# Workhorse engine problems -stalling



## charjoe (Jan 6, 2005)

We have had several problems with our workhorse engine in our Newmar motor home. It has been in the shop several times, but we have always been told it was minor adjustments. We recently broke down in Florida and our motor home is still there being repaired.  Workhorse is giving us a hard time about our warranty.  If you have had a problem with a worhorse engine stalling on long trips or a problem with warranty issues, we would appreciate hearing from you.  Thanks!


----------



## C Nash (Jan 7, 2005)

Workhorse engine problems -stalling

Joe, was it raining when the stall occured?  There have been reports of water entering the air filter during rains and causing stalls


----------



## Edmund A Skibinski (Jan 8, 2005)

Workhorse engine problems -stalling

  Joe, I'am sorry to hear that your having problems with Workhorse Chassis in getting your problem resolved, yes several motorhome manufactures had problems with water entering the front grill opening and going down the air inlet throat causing various coniditions, like yours in particular, a piece of advice to you would be to call Workhorse Chassis and asked for Chris Ekin, Chris as been very helpful to me in the past.   Ed


----------



## charjoe (Jan 8, 2005)

Workhorse engine problems -stalling

We appreciate everyone's help with this problem. The stalling does seem to begin more frequently when it is raining. At the same time, the cruise stops working and the wipers either won't turn off or start on their own.  We will also try to contact Chris at Workhorse.  At this time, we have not received much help from anyone we have called.  Our motorhome is still in Florida and they have been through the spark plugs, spark plug wires and other things, but still have not fixed the motorhome.  It is difficult when you are in one state and the motorhome is in another. Now, they won't even return our calls.
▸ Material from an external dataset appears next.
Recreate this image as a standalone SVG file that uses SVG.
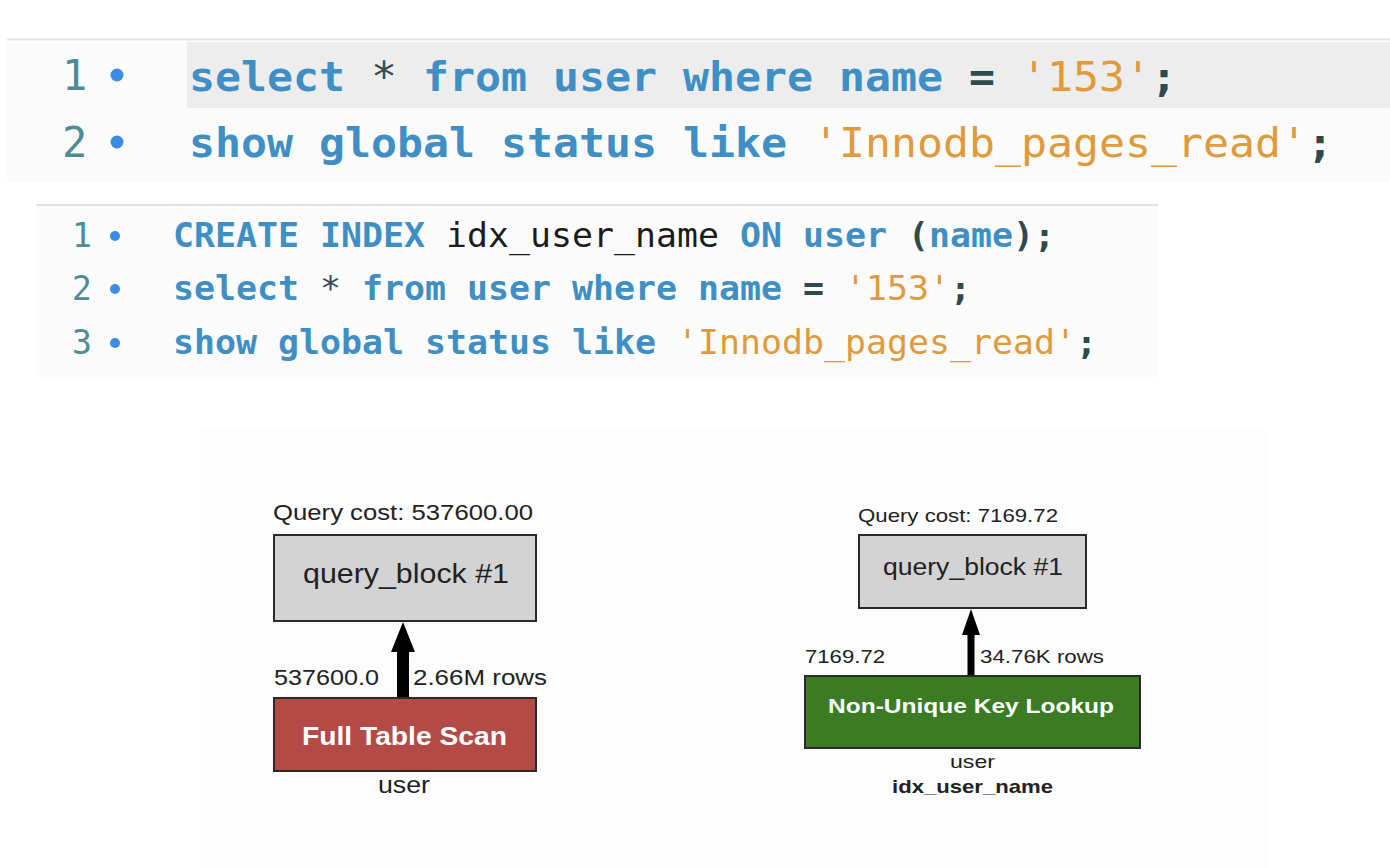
<svg xmlns="http://www.w3.org/2000/svg" width="1390" height="868" viewBox="0 0 1390 868">
<style>
.code{font-family:"DejaVu Sans Mono","Liberation Mono",monospace;font-weight:bold}
.kw{fill:#3f8fc4}
.str{fill:#e09a3c;font-weight:normal}
.pun{fill:#2f4a4f}
.ast{fill:#3a4a4e;font-weight:normal}
.id{fill:#1c1c1c;font-weight:normal}
.ln{font-family:"DejaVu Sans Mono","Liberation Mono",monospace;fill:#4d8b97}
.dot{fill:#3b8ae6}
.lbl{font-family:"Liberation Sans",Arial,sans-serif;fill:#222}
.wt{font-family:"Liberation Sans",Arial,sans-serif;fill:#fff;font-weight:bold}
.box{stroke:#2a2a2a;stroke-width:2}
</style>
<rect width="1390" height="868" fill="#ffffff"/>
<!-- top code panel -->
<rect x="7" y="40" width="1383" height="142" fill="#fbfbfb"/>
<line x1="7" y1="39.5" x2="1390" y2="39.5" stroke="#e6e6e6" stroke-width="2"/>
<rect x="187" y="42" width="1203" height="66" fill="#ededed"/>
<text class="ln" x="62" y="90" font-size="42">1</text>
<circle class="dot" cx="117" cy="75" r="6.5"/>
<text class="ln" x="62" y="157" font-size="42">2</text>
<circle class="dot" cx="117" cy="142" r="6.5"/>
<text class="code" x="189" y="91" font-size="41" textLength="988" lengthAdjust="spacingAndGlyphs"><tspan class="kw">select</tspan> <tspan class="ast">*</tspan> <tspan class="kw">from</tspan> <tspan class="kw">user</tspan> <tspan class="kw">where</tspan> <tspan class="kw">name</tspan> <tspan class="pun">=</tspan> <tspan class="str">'153'</tspan><tspan class="pun">;</tspan></text>
<text class="code" x="189" y="157" font-size="41" textLength="1144" lengthAdjust="spacingAndGlyphs"><tspan class="kw">show</tspan> <tspan class="kw">global</tspan> <tspan class="kw">status</tspan> <tspan class="kw">like</tspan> <tspan class="str">'Innodb_pages_read'</tspan><tspan class="pun">;</tspan></text>
<!-- second code panel -->
<rect x="36" y="206" width="1122" height="171" fill="#fbfbfb"/>
<line x1="36" y1="205" x2="1158" y2="205" stroke="#e2e2e2" stroke-width="2"/>
<text class="ln" x="72" y="247" font-size="33">1</text>
<circle class="dot" cx="115" cy="236" r="5"/>
<text class="ln" x="72" y="300" font-size="33">2</text>
<circle class="dot" cx="115" cy="289" r="5"/>
<text class="ln" x="72" y="354" font-size="33">3</text>
<circle class="dot" cx="115" cy="343" r="5"/>
<text class="code" x="173" y="247" font-size="34" textLength="882" lengthAdjust="spacingAndGlyphs"><tspan class="kw">CREATE</tspan> <tspan class="kw">INDEX</tspan> <tspan class="id">idx_user_name</tspan> <tspan class="kw">ON</tspan> <tspan class="kw">user</tspan> <tspan class="pun">(</tspan><tspan class="kw">name</tspan><tspan class="pun">);</tspan></text>
<text class="code" x="173" y="300" font-size="34" textLength="798" lengthAdjust="spacingAndGlyphs"><tspan class="kw">select</tspan> <tspan class="ast">*</tspan> <tspan class="kw">from</tspan> <tspan class="kw">user</tspan> <tspan class="kw">where</tspan> <tspan class="kw">name</tspan> <tspan class="pun">=</tspan> <tspan class="str">'153'</tspan><tspan class="pun">;</tspan></text>
<text class="code" x="173" y="354" font-size="34" textLength="924" lengthAdjust="spacingAndGlyphs"><tspan class="kw">show</tspan> <tspan class="kw">global</tspan> <tspan class="kw">status</tspan> <tspan class="kw">like</tspan> <tspan class="str">'Innodb_pages_read'</tspan><tspan class="pun">;</tspan></text>
<!-- diagram panel -->
<rect x="200" y="429" width="1067" height="439" fill="#fdfdfd"/>
<text class="lbl" x="273" y="520" font-size="22" textLength="260" lengthAdjust="spacingAndGlyphs">Query cost: 537600.00</text>
<text class="lbl" x="858" y="522" font-size="19" textLength="200" lengthAdjust="spacingAndGlyphs">Query cost: 7169.72</text>
<g id="connectors">
<rect x="397" y="650" width="12" height="48" fill="#000"/>
<polygon points="403,622 415,652 391,652" fill="#000"/>
<rect x="967.5" y="632" width="7" height="44" fill="#000"/>
<polygon points="971,609 980,635 962,635" fill="#000"/>
<text class="lbl" x="274" y="685" font-size="22" textLength="105" lengthAdjust="spacingAndGlyphs">537600.0</text>
<text class="lbl" x="413" y="685" font-size="22" textLength="134" lengthAdjust="spacingAndGlyphs">2.66M rows</text>
<text class="lbl" x="805" y="663" font-size="19" textLength="80" lengthAdjust="spacingAndGlyphs">7169.72</text>
<text class="lbl" x="980" y="663" font-size="19" textLength="124" lengthAdjust="spacingAndGlyphs">34.76K rows</text>
</g>
<g id="qb1">
<rect class="box" x="274" y="535" width="262" height="86" fill="#d3d3d3"/>
<text class="lbl" x="303" y="583" font-size="27" textLength="206" lengthAdjust="spacingAndGlyphs">query_block #1</text>
</g>
<g id="fts">
<rect class="box" x="274" y="698" width="262" height="73" fill="#b34a46"/>
<text class="wt" x="302" y="745" font-size="25" textLength="205" lengthAdjust="spacingAndGlyphs">Full Table Scan</text>
<text class="lbl" x="378" y="793" font-size="23" textLength="52" lengthAdjust="spacingAndGlyphs">user</text>
</g>
<g id="qb2">
<rect class="box" x="859" y="535" width="227" height="73" fill="#d3d3d3"/>
<text class="lbl" x="883" y="575" font-size="23" textLength="180" lengthAdjust="spacingAndGlyphs">query_block #1</text>
</g>
<g id="nukl">
<rect class="box" x="805" y="676" width="335" height="72" fill="#3a7b23"/>
<text class="wt" x="828" y="713" font-size="21" textLength="286" lengthAdjust="spacingAndGlyphs">Non-Unique Key Lookup</text>
<text class="lbl" x="950" y="768" font-size="19" textLength="45" lengthAdjust="spacingAndGlyphs">user</text>
<text class="lbl" x="892" y="793" font-size="19" font-weight="bold" textLength="161" lengthAdjust="spacingAndGlyphs">idx_user_name</text>
</g>
</svg>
We are really desperate!


----------



## denny251 (Jan 8, 2005)

Workhorse engine problems -stalling

A short time ago I saw a note on the internet pertaining to the Workhorse engine stalling in a hard rain. Their suggested remedy was to remove the rubber plug from the lowest point in the air intake tube. I have never had the problem but have removed the plug.

Denny


----------



## &quot;007&quot; (Jan 10, 2005)

Workhorse engine problems -stalling

You will find the information you will need under subject"newmar&fleetwood owners water in air intake" on this page  of this forum it will give you a fix for your problem. You can also find more info on irv2.com under the Newmar Forum page 2, "Workhorse power downs rain water"  these posts should help anyone with this problem.The problem is not with Workhorse it is the way Newmar made there hood opening with the upper crack directly over the air-intake funnel allowing water into it. Check your cable for your wipper motor some people have found excess silicon in the plug not allowing plug contacts a good connection----007


----------



## rlmurraysr59 (Jan 11, 2005)

Workhorse engine problems -stalling

I haven't had the problem with the stalling but did with the cruise control.  Turned out to be a loose brake light switch that kept the cruise from coming on or would turn it off while driving.  Have not had a lot of problems with the Workhorse Chassis but the Southwind Fleetwood motorhome is a joke.

Good Luck.


----------



## &quot;007&quot; (Jan 12, 2005)

Workhorse engine problems -stalling

JOE---Other problems that you maybe having can be caused by loose gnd. wires on your gnd. post attached to your chassie frame. The post is located under your front bumper, if you have a Newmar coach, it will have about 5 white gnd wires on it. Mine were loose causing me the same problems you have been experiencing. I removed the wires cleaned them, applied dielect. silicon grease and tightin the nut to secure them also while your at it check your battery cables, my two +'s were loose, clean these also, an apply dielect.silicon. The gnd. wires go to wiper motor, fuse panels, cruise,etc,etc. Not to discourage you but I never leave my coach alone, I had my first MH broken into, dealer says, an items removed,tv,vcr,micro, had alarm sys. but dealer didn't set it. I would try an do what ED said, CHRIS may get you a better dealer or Chev. dealer I trust the CHEV. dealers not the RV dealers. GOOD LUCK it will all work out eventually. Read my posts on irv2.com for your water problem or on this site.--"007"


----------



## charjoe (Feb 1, 2005)

Workhorse engine problems -stalling


We are still having the same problems with workhorse over the engine on our 2002 Newmar motorhome. However, now they are saying that the motor home was one or two quarts low on oil and that damaged the engine.  A rep from workhorse told us that if the motorhome is one quart low or has one quart too much oil, it could void our original warranty.  Has anyone out there heard of this? How do you deal with these guys besides an attorney?  I think that is the next step. Thanks for your help.  By the way, our motorhome is still in Florida and the only way we can get a response from the repair shop is to call Newmar and pester them.


----------



## C Nash (Feb 1, 2005)

Workhorse engine problems -stalling

Joe, Think it's time to hunt another repair shop.  Have you contacted GM.  That would be my next step. Never heard of one quart low damaging a engine :angry: . Overfill is not good but don't think it would destroy an engine.  Will cause foaming. Good luck and keep us posted.


----------



## &quot;007&quot; (Feb 2, 2005)

Workhorse engine problems -stalling

Joe:    Like everyone is saying get your MH to a shop thats going to help you, not keep giving you the run around. You have not said who's shop its at. Dealer,Chev. garage,G.M.C.,workhorse serv.center? At this point do as ED said an call Chris at Workhorse to get some help. You may have to pay for a tow but it will be worth it, so as not to be put thru the blame game. There is a Workhorse Chat Room at 9pm every Thursday nite on irv2.com, you can ask Workhorse Rep. ,maybe Chris, about your problems.----"007"

Newmar KS--3740  W-22  03  Blistiens


----------